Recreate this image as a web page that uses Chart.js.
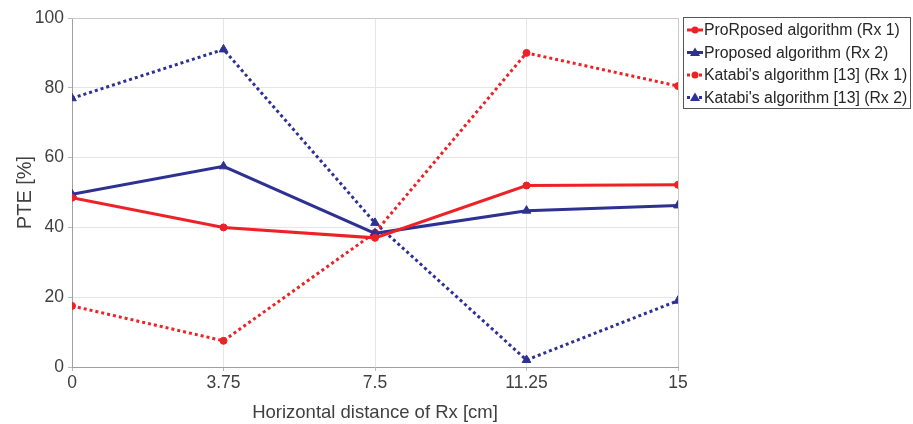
<!DOCTYPE html>
<html lang="en">
<head>
    <meta charset="UTF-8">
    <title>PTE vs horizontal distance</title>
    <script src="https://cdn.jsdelivr.net/npm/chart.js"></script>
    <style>
        body { margin: 0; background: #fff; }
        #wrap { width: 913px; height: 424px; }
    </style>
</head>
<body>
    <div id="wrap"><canvas id="pteChart" width="913" height="424"></canvas></div>

    <script>
        // data
        const distances = [0, 3.75, 7.5, 11.25, 15];
        const xTickLabels = ['0', '3.75', '7.5', '11.25', '15'];
        const proposedRx1 = [48.5, 40, 37, 52, 52.2];
        const proposedRx2 = [49.5, 57.5, 38.3, 44.8, 46.3];
        const katabiRx1 = [17.5, 7.5, 38.5, 90, 80.5];
        const katabiRx2 = [77, 91, 41.3, 2, 19];
        const seriesNames = [
            'ProRposed algorithm (Rx 1)',
            'Proposed algorithm (Rx 2)',
            "Katabi's algorithm [13] (Rx 1)",
            "Katabi's algorithm [13] (Rx 2)"
        ];

        const RED = '#ec2227';
        const BLUE = '#2e3192';
        const FONT = "'Liberation Sans', Arial, sans-serif";

        function toPoints(vals) {
            return vals.map((v, i) => ({ x: distances[i], y: v }));
        }

        function makeSet(i, vals, color, dotted, marker) {
            return {
                label: seriesNames[i],
                data: toPoints(vals),
                borderColor: color,
                backgroundColor: color,
                borderWidth: 3,
                borderDash: dotted ? [3, 3] : [],
                pointStyle: marker,
                pointRadius: marker === 'triangle' ? 5 : 3.5,
                pointBorderWidth: 1,
                tension: 0
            };
        }

        // boxed legend to the right, like the matlab one
        const boxLegend = {
            id: 'boxLegend',
            afterDraw(chart) {
                const c = chart.ctx;
                const x0 = 683, y0 = 17, w = 227, h = 91;
                c.save();
                c.strokeStyle = '#555';
                c.lineWidth = 1;
                c.strokeRect(x0 + 0.5, y0 + 0.5, w, h);
                c.font = '15.8px ' + FONT;
                c.textBaseline = 'middle';
                chart.data.datasets.forEach((ds, i) => {
                    const y = 30 + i * 22.5;
                    c.strokeStyle = ds.borderColor;
                    c.lineWidth = 3;
                    c.setLineDash(ds.borderDash.length ? [3, 3] : []);
                    c.beginPath();
                    c.moveTo(687, y);
                    c.lineTo(703, y);
                    c.stroke();
                    c.setLineDash([]);
                    c.fillStyle = ds.borderColor;
                    c.beginPath();
                    if (ds.pointStyle === 'triangle') {
                        c.moveTo(695, y - 5);
                        c.lineTo(700, y + 3.5);
                        c.lineTo(690, y + 3.5);
                        c.closePath();
                    } else {
                        c.arc(695, y, 3.5, 0, Math.PI * 2);
                    }
                    c.fill();
                    c.fillStyle = '#262626';
                    c.fillText(ds.label, 704, y + 1);
                });
                c.restore();
            }
        };

        const ctx = document.getElementById('pteChart').getContext('2d');
        new Chart(ctx, {
            type: 'line',
            data: {
                datasets: [
                    makeSet(0, proposedRx1, RED, false, 'circle'),
                    makeSet(1, proposedRx2, BLUE, false, 'triangle'),
                    makeSet(2, katabiRx1, RED, true, 'circle'),
                    makeSet(3, katabiRx2, BLUE, true, 'triangle')
                ]
            },
            options: {
                responsive: false,
                animation: false,
                layout: { padding: { top: 18, right: 235, left: 0, bottom: 0 } },
                plugins: {
                    legend: { display: false },
                    tooltip: { enabled: false }
                },
                scales: {
                    x: {
                        type: 'linear',
                        min: 0,
                        max: 15,
                        afterBuildTicks(axis) {
                            axis.ticks = distances.map(v => ({ value: v }));
                        },
                        afterFit(axis) { axis.height = 57; },
                        ticks: {
                            callback: (v, i) => xTickLabels[i],
                            color: '#404040',
                            font: { family: FONT, size: 17.5 },
                            padding: 2,
                            maxRotation: 0
                        },
                        grid: { color: '#e6e6e6', tickLength: 4, drawTicks: true, tickColor: '#bbb' },
                        border: { color: '#a0a0a0', width: 1 },
                        title: {
                            display: true,
                            text: 'Horizontal distance of Rx [cm]',
                            color: '#404040',
                            font: { family: FONT, size: 18.5 },
                            padding: { top: 1, bottom: 0 }
                        }
                    },
                    y: {
                        min: 0,
                        max: 100,
                        ticks: {
                            stepSize: 20,
                            color: '#404040',
                            font: { family: FONT, size: 17.5 },
                            padding: 4
                        },
                        afterFit(axis) { axis.width = 72; },
                        grid: { color: '#e6e6e6', tickLength: 4, tickColor: '#bbb' },
                        border: { color: '#a0a0a0', width: 1 },
                        title: {
                            display: true,
                            text: 'PTE [%]',
                            color: '#404040',
                            font: { family: FONT, size: 20 },
                            padding: { top: 13, bottom: 0 }
                        }
                    }
                }
            },
            plugins: [boxLegend, {
                id: 'frame',
                afterDraw(chart) {
                    const a = chart.chartArea, c = chart.ctx;
                    c.save();
                    c.strokeStyle = '#c8c8c8';
                    c.lineWidth = 1;
                    c.beginPath();
                    c.moveTo(a.left, a.top + 0.5);
                    c.lineTo(a.right + 0.5, a.top + 0.5);
                    c.lineTo(a.right + 0.5, a.bottom);
                    c.stroke();
                    c.restore();
                }
            }]
        });
    </script>
</body>
</html>
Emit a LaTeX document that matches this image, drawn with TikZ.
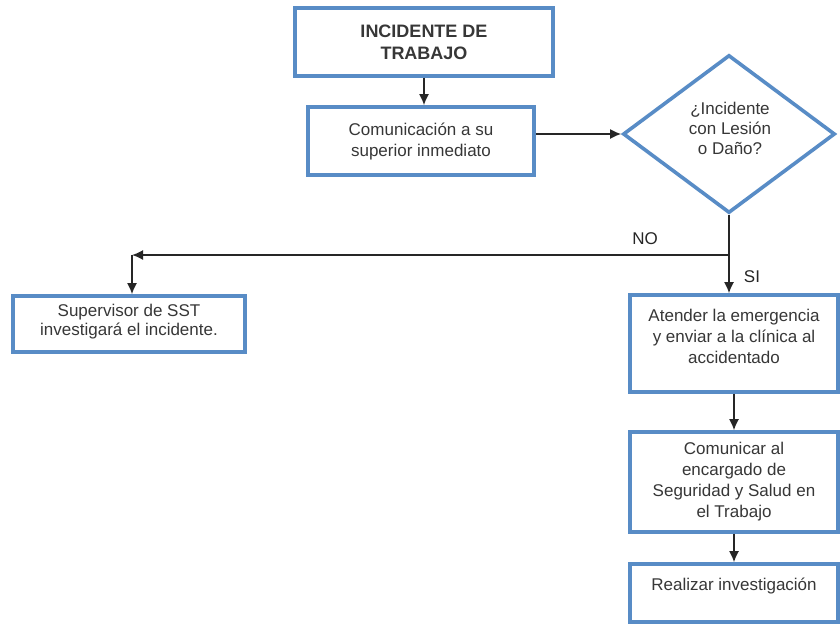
\documentclass[tikz,border=0pt]{standalone}
\usepackage{fontspec}
\setmainfont{Liberation Sans}
\usetikzlibrary{shapes.geometric,arrows.meta}
\definecolor{boxblue}{RGB}{88,140,198}
\definecolor{txt}{RGB}{55,55,55}
\tikzset{
  flowbox/.style={draw=boxblue, line width=3.6pt, rectangle, fill=white, inner sep=0pt,
    align=center, text=txt, font=\fontsize{17}{21}\selectfont},
  decbox/.style={draw=boxblue, line width=3.6pt, diamond, fill=white, inner sep=0pt,
    align=center, text=txt, minimum width=212pt, minimum height=158pt},
  conn/.style={line width=1.6pt, draw=black!85, -{Latex[length=11pt,width=10pt]}},
  lbl/.style={text=black!85, font=\fontsize{17}{20}\selectfont, inner sep=0pt},
  inner/.style={text=txt, align=center, inner sep=0pt}
}
\begin{document}
\begin{tikzpicture}[x=1pt,y=-1pt]
\useasboundingbox[fill=white] (0,0) rectangle (840,625);
\node[flowbox, minimum width=258pt, minimum height=68pt, font=\bfseries\fontsize{18}{22}\selectfont] (inc) at (424,42) {INCIDENTE DE\\TRABAJO};
\node[flowbox, minimum width=226pt, minimum height=68pt] (com) at (421,141) {Comunicación a su\\superior inmediato};
\node[decbox] (dia) at (729,134) {};
\node[inner, font=\fontsize{17}{20}\selectfont] (diat) at (730,128) {¿Incidente\\con Lesión\\o Daño?};
\node[flowbox, minimum width=232pt, minimum height=56pt] (sup) at (129,324) {};
\node[inner, font=\fontsize{17}{19}\selectfont] (supt) at (129,322) {Supervisor de SST\\investigará el incidente.};
\node[flowbox, minimum width=208pt, minimum height=97pt] (ate) at (734,343.5) {};
\node[inner, font=\fontsize{17}{21}\selectfont] (atet) at (734,336) {Atender la emergencia\\y enviar a la clínica al\\accidentado};
\node[flowbox, minimum width=208pt, minimum height=100pt] (enc) at (734,482) {Comunicar al\\encargado de\\Seguridad y Salud en\\el Trabajo};
\node[flowbox, minimum width=208pt, minimum height=58pt] (rea) at (734,593) {};
\node[inner, font=\fontsize{17}{21}\selectfont] (reat) at (734,586) {Realizar investigación};
\coordinate (split) at (dia.south |- 0,255);
\coordinate (nojoint) at (132,255);
\node[lbl] (no) at (645,239) {NO};
\node[lbl] (si) at (752,277) {SI};
\draw[conn] (inc.south -| 424,0) -- (com.north -| 424,0);
\draw[conn] (com.east |- dia.west) -- (dia.west);
\draw[conn] (dia.south) -- (dia.south |- ate.north);
\draw[conn] (split) -- (nojoint);
\draw[conn] (nojoint) -- (nojoint |- sup.north);
\draw[conn] (ate.south) -- (enc.north);
\draw[conn] (enc.south) -- (rea.north);
\end{tikzpicture}
\end{document}
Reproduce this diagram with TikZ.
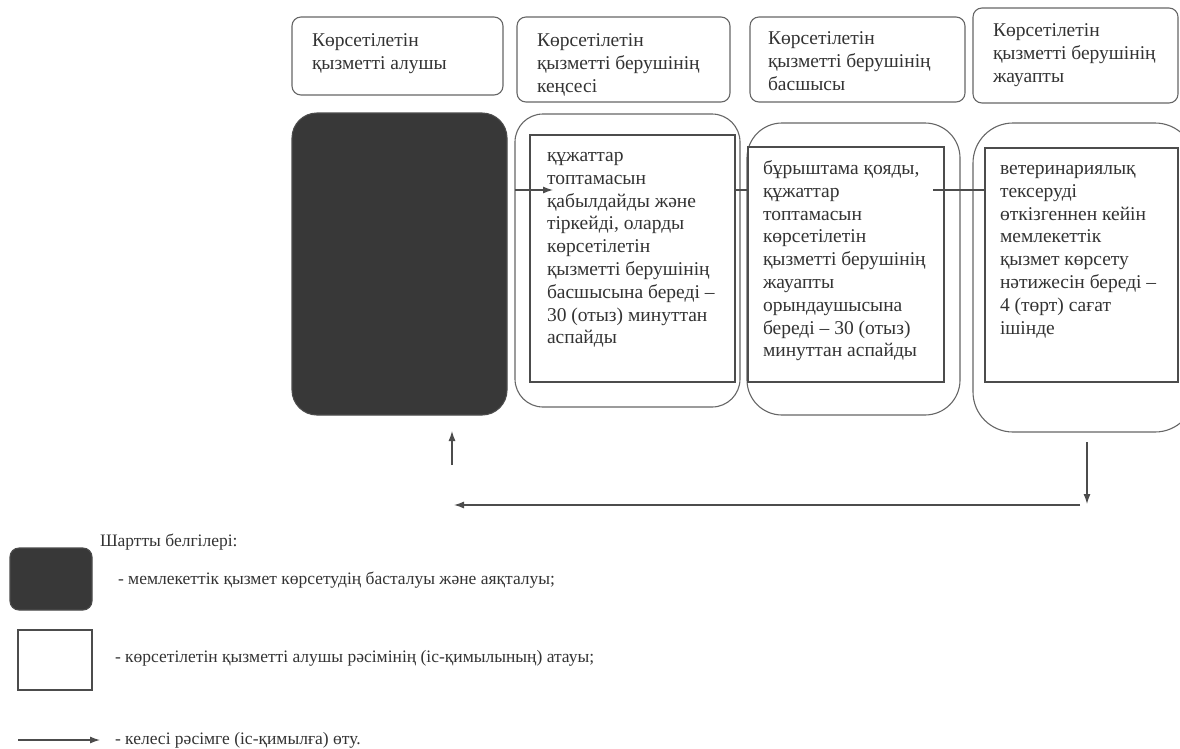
\documentclass[tikz,border=0pt]{standalone}
\usepackage{fontspec}
\setmainfont{Liberation Serif}
\usetikzlibrary{positioning, arrows.meta}
\begin{document}
\begin{tikzpicture}[x=1pt, y=-1pt, >={Latex[length=10pt, width=7pt]},
    every node/.style={inner sep=0pt, outer sep=0pt},
    head/.style={draw=black!60, line width=1.1pt, rounded corners=9pt},
    headtext/.style={align=left, font=\fontsize{19.5}{22.8}\selectfont, text=black!80},
    rim/.style={draw=black!60, line width=1.1pt, rounded corners=#1},
    inbox/.style={draw=black!70, line width=1.1pt},
    darkbox/.style={draw=black!70, line width=1.1pt, fill=black!78, rounded corners=#1},
    steptext/.style={align=left, font=\fontsize{19.5}{22.8}\selectfont, text=black!80},
    keytext/.style={align=left, font=\fontsize{17.5}{20}\selectfont, text=black!80},
    flow/.style={line width=1.2pt, draw=black!70}]
    \useasboundingbox (0, 0) rectangle (1180, 748);
        % column heads
        \node[head, minimum width=211, minimum height=78] (h1) at (397.5, 56) {};
        \node[head, minimum width=213, minimum height=85] (h2) at (623.5, 59.5) {};
        \node[head, minimum width=215, minimum height=85] (h3) at (857.5, 59.5) {};
        \node[head, minimum width=205, minimum height=95] (h4) at (1075.5, 55.5) {};
        \node[headtext, anchor=north west, below right=13.5pt and 20pt of h1.north west] (h1t)
            {\strut Көрсетілетін\\қызметті алушы};
        \node[headtext, anchor=north west, below right=13.5pt and 20pt of h2.north west] (h2t)
            {\strut Көрсетілетін\\қызметті берушінің\\кеңсесі};
        \node[headtext, anchor=north west, below right=11.5pt and 18pt of h3.north west] (h3t)
            {\strut Көрсетілетін\\қызметті берушінің\\басшысы};
        \node[headtext, anchor=north west, below right=12.5pt and 20pt of h4.north west] (h4t)
            {\strut Көрсетілетін\\қызметті берушінің\\жауапты};
        % start / end
        \node[darkbox=25pt, minimum width=215, minimum height=302] (start) at (399.5, 264) {};
        % steps
        \node[rim=28pt, minimum width=225, minimum height=293] (o2) at (627.5, 260.5) {};
        \node[rim=35pt, minimum width=213, minimum height=292] (o3) at (853.5, 269) {};
        \node[rim=40pt, minimum width=222, minimum height=309] (o4) at (1084, 277.5) {};
        \node[inbox, minimum width=205, minimum height=247] (i2) at (632.5, 258.5) {};
        \node[inbox, minimum width=196, minimum height=235] (i3) at (846, 264.5) {};
        \node[inbox, minimum width=193, minimum height=234] (i4) at (1081.5, 265) {};
        \node[steptext, anchor=north west, below right=10.5pt and 17pt of i2.north west] (t2)
            {\strut құжаттар\\топтамасын\\қабылдайды және\\тіркейді, оларды\\көрсетілетін\\қызметті берушінің\\басшысына береді –\\30 (отыз) минуттан\\аспайды};
        \node[steptext, anchor=north west, below right=11.5pt and 15pt of i3.north west] (t3)
            {\strut бұрыштама қояды,\\құжаттар\\топтамасын\\көрсетілетін\\қызметті берушінің\\жауапты\\орындаушысына\\береді – 30 (отыз)\\минуттан аспайды};
        \node[steptext, anchor=north west, below right=10.5pt and 15pt of i4.north west] (t4)
            {\strut ветеринариялық\\тексеруді\\өткізгеннен кейін\\мемлекеттік\\қызмет көрсету\\нәтижесін береді –\\4 (төрт) сағат\\ішінде};
        % connectors
        \coordinate (a1) at (553, 190);
        \coordinate (b1) at (933, 190);
        \draw[flow, ->] (o2.west |- a1) -- (a1);
        \draw[flow] (i2.east |- a1) -- (i3.west |- a1);
        \draw[flow] (b1) -- (i4.west |- b1);
        \coordinate (d0) at (1087, 442);
        \coordinate (d1) at (1087, 504);
        \coordinate (r0) at (1080, 505);
        \coordinate (r1) at (454, 505);
        \coordinate (u0) at (452, 465);
        \coordinate (u1) at (452, 431);
        \draw[flow, ->] (d0) -- (d1);
        \draw[flow, ->] (r0) -- (r1);
        \draw[flow, ->] (u0) -- (u1);
        % legend
        \node[keytext, anchor=west] (keyhead) at (100, 542) {Шартты белгілері:};
        \node[darkbox=9pt, minimum width=82, minimum height=62] (k1) at (51, 579) {};
        \node[keytext, anchor=west] (k1t) at (118, 580)
            {- мемлекеттік қызмет көрсетудің басталуы және аяқталуы;};
        \node[inbox, minimum width=74, minimum height=60] (k2) at (55, 660) {};
        \node[keytext, anchor=west] (k2t) at (115, 658)
            {- көрсетілетін қызметті алушы рәсімінің (іс-қимылының) атауы;};
        \coordinate (k3a) at (18, 740);
        \coordinate (k3b) at (100, 740);
        \draw[flow, ->] (k3a) -- (k3b);
        \node[keytext, anchor=west] (k3t) at (115, 740) {- келесі рәсімге (іс-қимылға) өту.};
\end{tikzpicture}
\end{document}
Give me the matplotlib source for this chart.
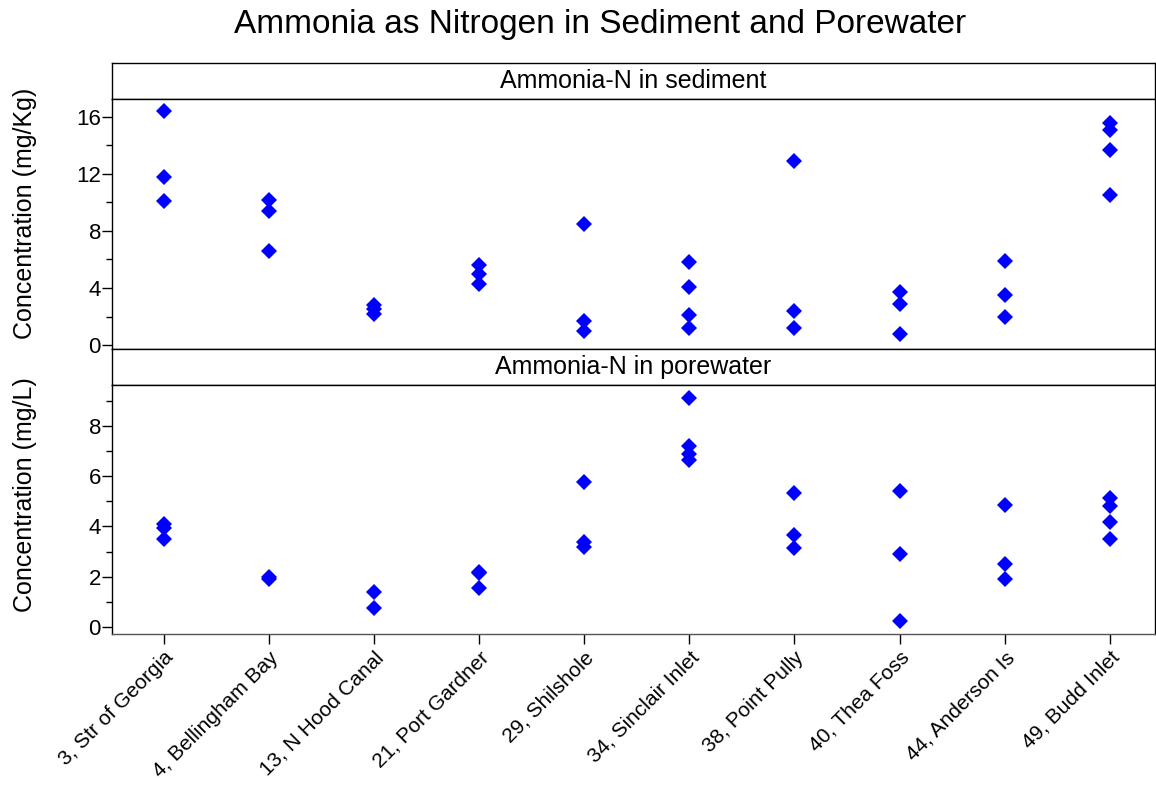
import numpy as np
import matplotlib
matplotlib.use("Agg")
import matplotlib.pyplot as plt
from matplotlib.ticker import MultipleLocator

plt.rcParams['font.family'] = ['Liberation Sans', 'DejaVu Sans']

# Sampling stations
sites = ["3, Str of Georgia", "4, Bellingham Bay", "13, N Hood Canal", "21, Port Gardner",
         "29, Shilshole", "34, Sinclair Inlet", "38, Point Pully", "40, Thea Foss",
         "44, Anderson Is", "49, Budd Inlet"]

# Ammonia-N in sediment (mg/Kg), replicates per station
sediment = [
    [16.4, 11.8, 10.1],
    [10.2, 9.4, 6.6],
    [2.8, 2.5, 2.2],
    [5.6, 5.0, 4.3],
    [8.5, 1.7, 1.0],
    [5.8, 4.1, 2.1, 1.2],
    [12.9, 2.4, 1.2],
    [3.7, 2.9, 0.8],
    [5.9, 3.5, 2.0],
    [15.6, 15.1, 13.7, 10.5],
]

# Ammonia-N in porewater (mg/L), replicates per station
porewater = [
    [4.1, 3.95, 3.5],
    [1.98, 1.9],
    [1.38, 0.74],
    [2.2, 2.14, 1.54],
    [5.75, 3.4, 3.2],
    [9.1, 7.2, 6.9, 6.65],
    [5.32, 3.66, 3.13],
    [5.43, 2.91, 0.24],
    [4.87, 2.5, 1.9],
    [5.12, 4.83, 4.19, 3.49],
]

W, H = 1156, 785
fig = plt.figure(figsize=(W / 100, H / 100), dpi=100)


def frac(x0, y0, x1, y1):
    # pixel box -> figure fraction [left, bottom, width, height]
    return [x0 / W, 1 - y1 / H, (x1 - x0) / W, (y1 - y0) / H]


def strip(box, text):
    ax = fig.add_axes(frac(*box))
    ax.set_xticks([])
    ax.set_yticks([])
    for s in ax.spines.values():
        s.set_linewidth(1.0)
        s.set_color("black")
    ax.text(0.5, 0.5, text, ha="center", va="center", fontsize=18, transform=ax.transAxes)
    return ax


def panel(box, data, ylim, major, minor):
    ax = fig.add_axes(frac(*box))
    for i, vals in enumerate(data):
        ax.plot([i] * len(vals), vals, linestyle="none", marker="D",
                color="#0000FF", markersize=8.4, markeredgewidth=0)
    ax.set_xlim(-0.49, 9.43)
    ax.set_ylim(*ylim)
    ax.yaxis.set_major_locator(MultipleLocator(major))
    ax.yaxis.set_minor_locator(MultipleLocator(minor))
    ax.tick_params(axis="y", which="major", direction="out", length=7, width=1,
                   labelsize=16, pad=1)
    ax.tick_params(axis="y", which="minor", direction="out", length=4, width=1)
    for s in ax.spines.values():
        s.set_linewidth(1.0)
        s.set_color("black")
    return ax


strip((112, 63, 1155, 99), "Ammonia-N in sediment")
ax1 = panel((112, 99, 1155, 349), sediment, (-0.28, 17.26), 4, 2)
ax1.set_xticks([])

strip((112, 349, 1155, 385), "Ammonia-N in porewater")
ax2 = panel((112, 385, 1155, 634), porewater, (-0.28, 9.63), 2, 1)
ax2.set_xticks(np.arange(len(sites)))
ax2.set_xticklabels(sites, rotation=45, ha="right", rotation_mode="anchor", fontsize=15)
ax2.tick_params(axis="x", direction="out", length=7, width=1, pad=3)
ax2.spines["bottom"].set_color("#555555")

fig.text(25 / W, 1 - 213 / H, "Concentration (mg/Kg)", rotation=90, ha="center",
         va="center", fontsize=18)
fig.text(25 / W, 1 - 495 / H, "Concentration (mg/L)", rotation=90, ha="center",
         va="center", fontsize=18)

fig.text(600 / W, 1 - 25 / H, "Ammonia as Nitrogen in Sediment and Porewater",
         ha="center", va="center", fontsize=24)

fig.savefig("out.png", dpi=100)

**PROBLEM REQUIREMENTS:**
From the entries above, copy every line where the word "image" shows up.

**EXERCISE OUTPUT:**
Recreate this image as a web page that uses Chart.js.
Emit a LaTeX document that matches this image, drawn with TikZ.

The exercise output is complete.